En mars 1884, alors qu'il se trouve à Cannes, Guy de Maupassant reçoit une lettre d'une jeune femme désireuse de garder l'anonymat :
« Maintenant écoutez-moi bien, je resterai toujours inconnue (pour tout de bon) et je ne veux même pas vous voir de loin, votre tête pourrait me déplaire, qui sait ? Je sais seulement que vous êtes jeune et que vous n'êtes pas marié, deux points essentiels même dans le bleu des nuages. Mais, je vous avertis que je suis charmante ; cette douce pensée vous encouragera à me répondre. »
Signature : Madame R.D.G., poste restante, bureau de la Madeleine.
Guy se demande qui peut bien être cette femme mystérieuse qui souhaite devenir sa confidente. Il est intrigué autant que séduit. Il engage immédiatement, avec fébrilité, une correspondance avec elle.
Il s'agit de Marie Bashkirtseff, une jeune aristocrate russe, qui laissera un Journal dans lequel elle note ses réflexions sur Guy dont le comportement oscille entre la curiosité, le plaisir du badinage et l'exaspération née des conditions initiales imposées par son énigmatique correspondante.
L'échange fut bref, de mars à mai 1884, car, la malheureuse, phtisique, est condamnée. Elle mourra six mois plus tard, le 31 octobre 1884, à 24 ans.

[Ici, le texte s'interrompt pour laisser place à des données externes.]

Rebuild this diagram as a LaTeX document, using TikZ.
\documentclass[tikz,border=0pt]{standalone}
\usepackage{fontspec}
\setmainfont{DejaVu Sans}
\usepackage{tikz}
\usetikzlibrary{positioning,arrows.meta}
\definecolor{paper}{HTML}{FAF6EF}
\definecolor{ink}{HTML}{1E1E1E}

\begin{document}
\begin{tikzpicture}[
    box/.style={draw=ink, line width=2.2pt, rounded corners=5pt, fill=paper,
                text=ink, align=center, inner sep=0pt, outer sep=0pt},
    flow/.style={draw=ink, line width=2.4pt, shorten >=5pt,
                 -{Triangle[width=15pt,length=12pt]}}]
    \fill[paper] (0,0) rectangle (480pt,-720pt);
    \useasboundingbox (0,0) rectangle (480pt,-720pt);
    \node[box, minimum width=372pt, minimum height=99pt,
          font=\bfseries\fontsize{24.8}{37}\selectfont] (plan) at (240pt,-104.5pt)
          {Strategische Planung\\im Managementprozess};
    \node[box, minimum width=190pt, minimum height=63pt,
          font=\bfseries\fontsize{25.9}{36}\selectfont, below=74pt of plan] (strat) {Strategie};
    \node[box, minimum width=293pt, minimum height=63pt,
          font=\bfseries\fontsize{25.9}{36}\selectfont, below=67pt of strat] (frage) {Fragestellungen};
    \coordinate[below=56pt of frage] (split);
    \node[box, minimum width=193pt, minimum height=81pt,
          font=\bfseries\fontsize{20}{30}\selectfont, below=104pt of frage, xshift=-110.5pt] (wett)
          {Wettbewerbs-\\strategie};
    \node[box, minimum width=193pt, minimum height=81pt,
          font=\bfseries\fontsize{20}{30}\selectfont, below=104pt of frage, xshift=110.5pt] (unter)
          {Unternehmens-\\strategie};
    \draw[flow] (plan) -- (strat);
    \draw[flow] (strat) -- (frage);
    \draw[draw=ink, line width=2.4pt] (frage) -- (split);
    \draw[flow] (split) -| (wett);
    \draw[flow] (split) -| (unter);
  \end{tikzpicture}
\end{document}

Très vite, l'écrivain adopte un ton un peu désinvolte :
« Vous pouvez être, il est vrai, une femme jeune et charmante dont je serai heureux, un jour, de baiser les mains ? Mais vous pouvez être aussi une vieille concierge nourrie des romans d'Eugène Sue ? Vous pouvez être une demoiselle de compagnie lettrée et mûre et sèche comme un balai ? Au fait, êtes-vous maigre ? Pas trop, n'est-ce pas ? Je serais désolé d'avoir une correspondante maigre. Je me méfie de tout avec les inconnues. Êtes-vous une mondaine ? Une sentimentale ? ou simplement une romanesque ? ou encore simplement une femme qui s'ennuie - et qui se distrait. »
Il répond à cette femme dont il ignore tout avec l'espoir qu'elle réponde à un idéal rêvé ? Avec distance cependant, car le viveur épris de jouissances très concrètes reparaît bien vite sous le galant badinage, comme s'il se méfiait instinctivement de tout ce qui sort des cadres habituels d'une séduction sans conséquence.
Maupassant devinera pourtant l'identité de sa mystérieuse correspondante. Un certain nombre de témoignages affirment qu'ils se seraient rencontrés à Nice, dans le jardin d'une villa de Cimiez. Après sa mort, quelque peu affecté, l'écrivain planta un figuier à l'endroit même de leur rencontre. Pourquoi un figuier ? Parce qu'il s'agit de l'arbre du pêché originel et que Guy de Maupassant était un fieffé débauché.
La villa a disparu pour laisser place à un immeuble moderne, mais l'arbre est toujours là, et, chose remarquable, il est fait de trois tronc dont deux sont étroitement et amoureusement enlacés.